§ **WHAT NEEDS TO BE DONE**: Quote word for word the lines below, beginning with the first and ending with the one that has "orange = '#ED7D31'". Drop the pictures.
------ SUPPLIED ENTRIES
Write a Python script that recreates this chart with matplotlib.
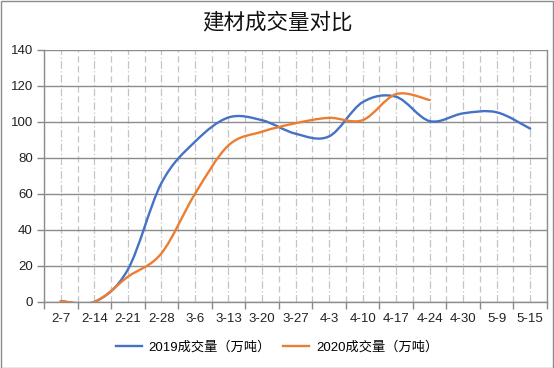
import matplotlib
matplotlib.use("Agg")
import matplotlib.pyplot as plt
from matplotlib.path import Path
from matplotlib.patches import PathPatch, Rectangle
from matplotlib.lines import Line2D
from matplotlib.ticker import FixedLocator, NullFormatter

plt.rcParams['font.family'] = ['Liberation Sans', 'Noto Sans CJK SC', 'DejaVu Sans']

dates = ['2-7', '2-14', '2-21', '2-28', '3-6', '3-13', '3-20', '3-27',
         '4-3', '4-10', '4-17', '4-24', '4-30', '5-9', '5-15']
vol_2019 = [0.5, 0, 18, 66, 89, 102.5, 101, 93.5, 92, 111, 114, 100.5, 104.8, 105.4, 96.3]
vol_2020 = [0.5, 0, 14, 27, 60, 87, 94.6, 99.3, 102.3, 101, 115.5, 112.2]

blue = '#4472C4'
orange = '#ED7D31'


def smooth_path(ys):
    # Excel-style smoothed line: cubic Bezier through points (Catmull-Rom control points)
    pts = [(i, y) for i, y in enumerate(ys)]
    verts = [pts[0]]
    codes = [Path.MOVETO]
    n = len(pts)
    for i in range(n - 1):
        p0 = pts[i - 1] if i > 0 else pts[i]
        p1 = pts[i]
        p2 = pts[i + 1]
        p3 = pts[i + 2] if i + 2 < n else pts[i + 1]
        c1 = (p1[0] + (p2[0] - p0[0]) / 6, p1[1] + (p2[1] - p0[1]) / 6)
        c2 = (p2[0] - (p3[0] - p1[0]) / 6, p2[1] - (p3[1] - p1[1]) / 6)
        verts += [c1, c2, p2]
        codes += [Path.CURVE4] * 3
    return Path(verts, codes)


fig = plt.figure(figsize=(5.54, 3.68), dpi=100)
ax = fig.add_axes([44 / 554, 66 / 368, 503 / 554, 252 / 368])

for ys, c in [(vol_2019, blue), (vol_2020, orange)]:
    ax.add_patch(PathPatch(smooth_path(ys), facecolor='none', edgecolor=c,
                           lw=1.7, capstyle='round', joinstyle='round', zorder=3))

ax.set_xlim(-0.5, len(dates) - 0.5)
ax.set_ylim(0, 140)
ax.set_yticks(range(0, 141, 20))

# category axis: ticks between categories, labels centred
ax.xaxis.set_major_locator(FixedLocator([i - 0.5 for i in range(len(dates) + 1)]))
ax.xaxis.set_major_formatter(NullFormatter())
ax.xaxis.set_minor_locator(FixedLocator(range(len(dates))))
ax.set_xticklabels(dates, minor=True)
ax.tick_params(axis='x', which='major', length=5, color='#888888', width=1)
ax.tick_params(axis='x', which='minor', length=0, pad=8, labelsize=9.5, labelcolor='#222222')
ax.tick_params(axis='y', length=5, color='#888888', width=1, labelsize=9.5,
               labelcolor='#222222', pad=3)

ax.grid(axis='y', color='#8c8c8c', lw=1, zorder=1)
ax.grid(axis='x', which='major', color='#c4c4c4', lw=0.9, ls=(0, (5, 3)))
ax.grid(axis='x', which='minor', color='#c4c4c4', lw=0.9, ls=(0, (6, 2, 1, 2)))
ax.set_axisbelow(True)

for s in ['left', 'bottom', 'right']:
    ax.spines[s].set_color('#8c8c8c')
    ax.spines[s].set_linewidth(1)
ax.spines['top'].set_visible(False)

fig.text(0.5, 1 - 23 / 368, '建材成交量对比', ha='center', va='center', fontsize=15.5,
         color='#111111')

handles = [Line2D([], [], color=blue, lw=1.7), Line2D([], [], color=orange, lw=1.7)]
fig.legend(handles, ['2019成交量（万吨）', '2020成交量（万吨）'], loc='center',
           bbox_to_anchor=(0.5, 1 - 347 / 368), ncol=2, frameon=False, fontsize=9.5,
           handlelength=2.0, handletextpad=0.5, columnspacing=0.9)

fig.patches.append(Rectangle((0.5 / 554, 0.5 / 368), 1 - 1.5 / 554, 1 - 1.5 / 368,
                             transform=fig.transFigure, fill=False, ec='#8c8c8c', lw=1))

fig.savefig('out.png', dpi=100)
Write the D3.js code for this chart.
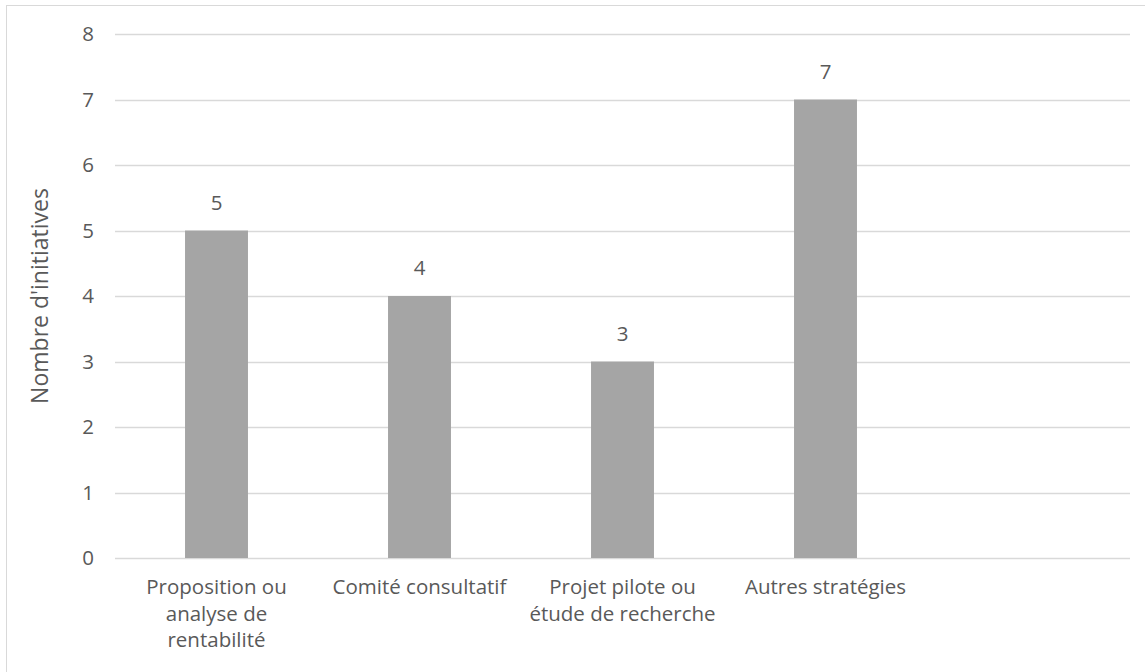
<!DOCTYPE html>
<html>
<head>
<meta charset="utf-8">
<script src="https://cdn.jsdelivr.net/npm/d3@7"></script>
<style>
  body { margin: 0; background: #fff; }
  svg text { font-family: "Open Sans", "Liberation Sans", sans-serif; fill: #595959; }
</style>
</head>
<body>
<svg id="chart" width="1145" height="672"></svg>
<script>
// Chart data
var categories = ["Proposition ou\nanalyse de\nrentabilité", "Comité consultatif", "Projet pilote ou\nétude de recherche", "Autres stratégies", ""];
var values = [5, 4, 3, 7, null];
var yTicks = [0, 1, 2, 3, 4, 5, 6, 7, 8];
var yTitle = "Nombre d'initiatives";

var svg = d3.select("#chart");

// outer frame
svg.append("rect")
  .attr("x", 6.5).attr("y", 5.5)
  .attr("width", 1150).attr("height", 680)
  .attr("fill", "none")
  .attr("stroke", "#d9d9d9");

var x = d3.scaleBand()
  .domain(d3.range(categories.length))
  .range([115, 1130])
  .paddingInner(0.69)
  .paddingOuter(0.345);

var y = d3.scaleLinear()
  .domain([0, 8])
  .range([558, 34]);

// gridlines
svg.append("g")
  .selectAll("line")
  .data(yTicks)
  .enter().append("line")
  .attr("x1", 115).attr("x2", 1130)
  .attr("y1", function(d) { return Math.round(y(d)) + 0.5; })
  .attr("y2", function(d) { return Math.round(y(d)) + 0.5; })
  .attr("stroke", "#d9d9d9")
  .attr("stroke-width", 1.3);

// y tick labels
svg.append("g")
  .selectAll("text")
  .data(yTicks)
  .enter().append("text")
  .attr("x", 94)
  .attr("y", function(d) { return y(d); })
  .attr("dy", "0.35em")
  .attr("text-anchor", "end")
  .style("font-size", "20.5px")
  .text(function(d) { return d; });

// bars
var barData = values.map(function(v, i) { return { i: i, v: v }; })
  .filter(function(d) { return d.v != null; });

svg.append("g")
  .selectAll("rect")
  .data(barData)
  .enter().append("rect")
  .attr("x", function(d) { return x(d.i); })
  .attr("width", x.bandwidth())
  .attr("y", function(d) { return y(d.v); })
  .attr("height", function(d) { return y(0) - y(d.v); })
  .attr("fill", "#a5a5a5");

// value labels
svg.append("g")
  .selectAll("text")
  .data(barData)
  .enter().append("text")
  .attr("x", function(d) { return x(d.i) + x.bandwidth() / 2; })
  .attr("y", function(d) { return y(d.v) - 21; })
  .attr("text-anchor", "middle")
  .style("font-size", "20.5px")
  .text(function(d) { return d.v; });

// category labels
var catG = svg.append("g")
  .selectAll("text")
  .data(categories)
  .enter().append("text")
  .attr("text-anchor", "middle")
  .style("font-size", "20.5px")
  .attr("transform", function(d, i) {
    return "translate(" + (x(i) + x.bandwidth() / 2) + ",594)";
  });

catG.selectAll("tspan")
  .data(function(d) { return d.split("\n"); })
  .enter().append("tspan")
  .attr("x", 0)
  .attr("dy", function(d, j) { return j === 0 ? 0 : 26.5; })
  .text(function(d) { return d; });

// y axis title
svg.append("text")
  .attr("transform", "translate(48," + ((y(0) + y(8)) / 2) + ") rotate(-90)")
  .attr("text-anchor", "middle")
  .style("font-size", "23px")
  .text(yTitle);
</script>
</body>
</html>
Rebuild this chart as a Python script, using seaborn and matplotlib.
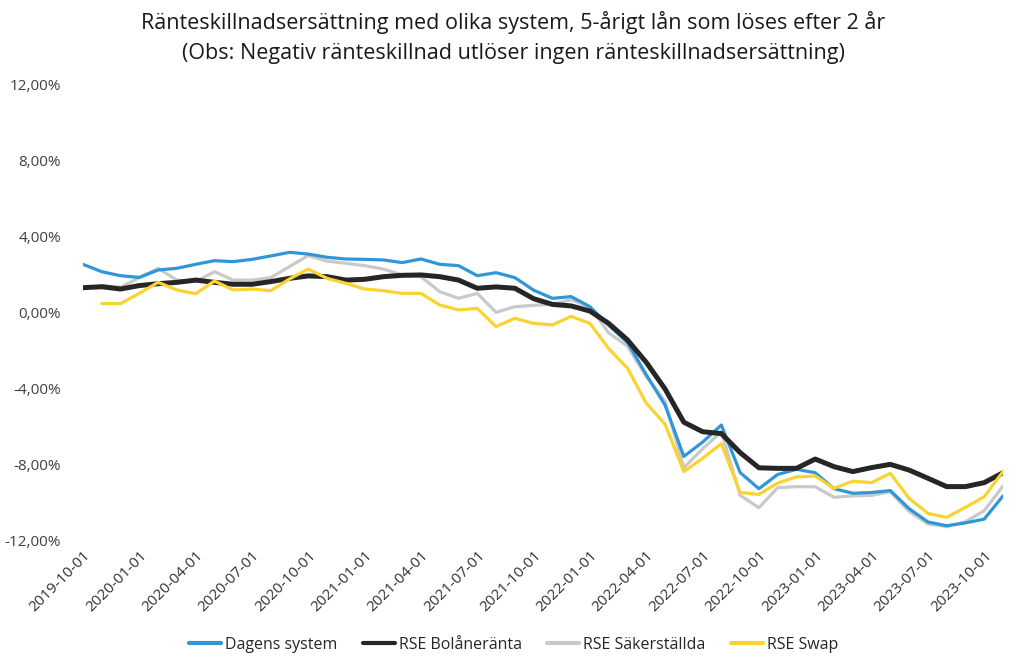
import numpy as np
import pandas as pd
import matplotlib
matplotlib.use("Agg")
import matplotlib.pyplot as plt
import seaborn as sns

# ---- data (monthly, 2019-10 .. 2023-11) ----
months = pd.date_range("2019-10-01", "2023-11-01", freq="MS").strftime("%Y-%m-%d").tolist()

dagens = [2.51, 2.12, 1.91, 1.82, 2.21, 2.30, 2.51, 2.70, 2.65, 2.77,
          2.95, 3.14, 3.05, 2.88, 2.79, 2.77, 2.74, 2.60, 2.79, 2.51,
          2.44, 1.91, 2.07, 1.81, 1.15, 0.72, 0.81, 0.28, -0.70, -1.60,
          -3.30, -4.90, -7.60, -6.85, -5.95, -8.45, -9.30, -8.55, -8.28, -8.46,
          -9.30, -9.54, -9.50, -9.40, -10.35, -11.05, -11.25, -11.10, -10.90, -9.68]

bolan = [1.28, 1.33, 1.21, 1.39, 1.49, 1.56, 1.68, 1.56, 1.46, 1.46,
         1.60, 1.77, 1.90, 1.86, 1.68, 1.72, 1.86, 1.93, 1.95, 1.86,
         1.68, 1.25, 1.32, 1.25, 0.70, 0.40, 0.32, 0.05, -0.60, -1.47,
         -2.65, -4.05, -5.80, -6.30, -6.40, -7.40, -8.20, -8.23, -8.23, -7.74,
         -8.14, -8.40, -8.19, -8.02, -8.32, -8.75, -9.19, -9.19, -8.98, -8.46]

sakerst = [np.nan, 1.39, 1.30, 1.81, 2.30, 1.68, 1.60, 2.12, 1.68, 1.68,
           1.81, 2.39, 2.97, 2.68, 2.56, 2.44, 2.26, 1.95, 1.86, 1.07,
           0.72, 0.98, -0.02, 0.28, 0.35, 0.40, 0.65, 0.25, -1.10, -1.80,
           -3.40, -4.70, -8.20, -7.20, -6.30, -9.65, -10.30, -9.25, -9.19, -9.20,
           -9.75, -9.68, -9.65, -9.46, -10.50, -11.15, -11.30, -11.04, -10.46, -9.16]

swap = [np.nan, 0.44, 0.44, 0.98, 1.56, 1.16, 0.96, 1.63, 1.16, 1.21,
        1.12, 1.74, 2.26, 1.77, 1.51, 1.21, 1.12, 0.98, 0.98, 0.37,
        0.11, 0.19, -0.77, -0.33, -0.60, -0.68, -0.23, -0.60, -1.93, -2.96,
        -4.80, -5.90, -8.40, -7.70, -6.93, -9.50, -9.60, -9.00, -8.68, -8.63,
        -9.28, -8.90, -8.98, -8.49, -9.81, -10.60, -10.81, -10.28, -9.72, -8.40]

series_names = ["Dagens system", "RSE Bolåneränta", "RSE Säkerställda", "RSE Swap"]
colors = ["#2F97D8", "#262626", "#C9C9C9", "#FAD331"]
widths = [2.3, 3.6, 2.3, 2.3]
zorders = [3, 4, 2, 5]
tick_labels = months[0:49:3]

title1 = "Ränteskillnadsersättning med olika system, 5-årigt lån som löses efter 2 år"
title2 = "(Obs: Negativ ränteskillnad utlöser ingen ränteskillnadsersättning)"

# ---- plot ----
sns.set_style("white")
plt.rcParams["font.family"] = ["Open Sans", "DejaVu Sans"]

fig = plt.figure(figsize=(10.17, 6.61), dpi=100)
ax = fig.add_axes([83 / 1017, 121 / 661, 920 / 1017, 456 / 661])

idx = np.arange(len(months))
for name, vals, col, lw, zo in zip(series_names, [dagens, bolan, sakerst, swap], colors, widths, zorders):
    df = pd.DataFrame({"x": idx, "y": np.array(vals, dtype=float) / 100.0})
    df = df.dropna()
    sns.lineplot(data=df, x="x", y="y", ax=ax, color=col, linewidth=lw,
                 label=name, zorder=zo, legend=False)

ax.set_xlim(0, len(months) - 1)
ax.set_ylim(-0.12, 0.12)
yt = np.arange(-0.12, 0.1201, 0.04)
ax.set_yticks(yt)
ax.set_yticklabels([f"{v*100:.2f}".replace(".", ",") + "%" for v in yt],
                   fontsize=11, color="#404040")
ax.set_xticks(idx[0:49:3])
ax.set_xticklabels(tick_labels, rotation=45, ha="right", rotation_mode="anchor",
                   fontsize=11, color="#303030")
ax.tick_params(axis="y", length=0, pad=16)
ax.tick_params(axis="x", length=0, pad=6)
ax.set_xlabel("")
ax.set_ylabel("")
for s in ax.spines.values():
    s.set_visible(False)
ax.grid(False)

fig.text(0.505, 1 - 23 / 661, title1, ha="center", va="center", fontsize=15.5, color="#1a1a1a")
fig.text(0.505, 1 - 53 / 661, title2, ha="center", va="center", fontsize=15.5, color="#1a1a1a")

handles = [plt.Line2D([0], [0], color=c, lw=3) for c in colors]
fig.legend(handles, series_names, loc="center", bbox_to_anchor=(0.505, 1 - 645 / 661),
           ncol=4, frameon=False, fontsize=11.5, handlelength=2.0, handletextpad=0.25,
           columnspacing=1.6)

fig.savefig("out.png", dpi=100)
------------
§ **SOLUTION TO THE EXERCISE**:
Write a Python script that recreates this chart with matplotlib.
import matplotlib
matplotlib.use("Agg")
import matplotlib.pyplot as plt
from matplotlib.path import Path
from matplotlib.patches import PathPatch, Rectangle
from matplotlib.lines import Line2D
from matplotlib.ticker import FixedLocator, NullFormatter

plt.rcParams['font.family'] = ['Liberation Sans', 'Noto Sans CJK SC', 'DejaVu Sans']

dates = ['2-7', '2-14', '2-21', '2-28', '3-6', '3-13', '3-20', '3-27',
         '4-3', '4-10', '4-17', '4-24', '4-30', '5-9', '5-15']
vol_2019 = [0.5, 0, 18, 66, 89, 102.5, 101, 93.5, 92, 111, 114, 100.5, 104.8, 105.4, 96.3]
vol_2020 = [0.5, 0, 14, 27, 60, 87, 94.6, 99.3, 102.3, 101, 115.5, 112.2]

blue = '#4472C4'
orange = '#ED7D31'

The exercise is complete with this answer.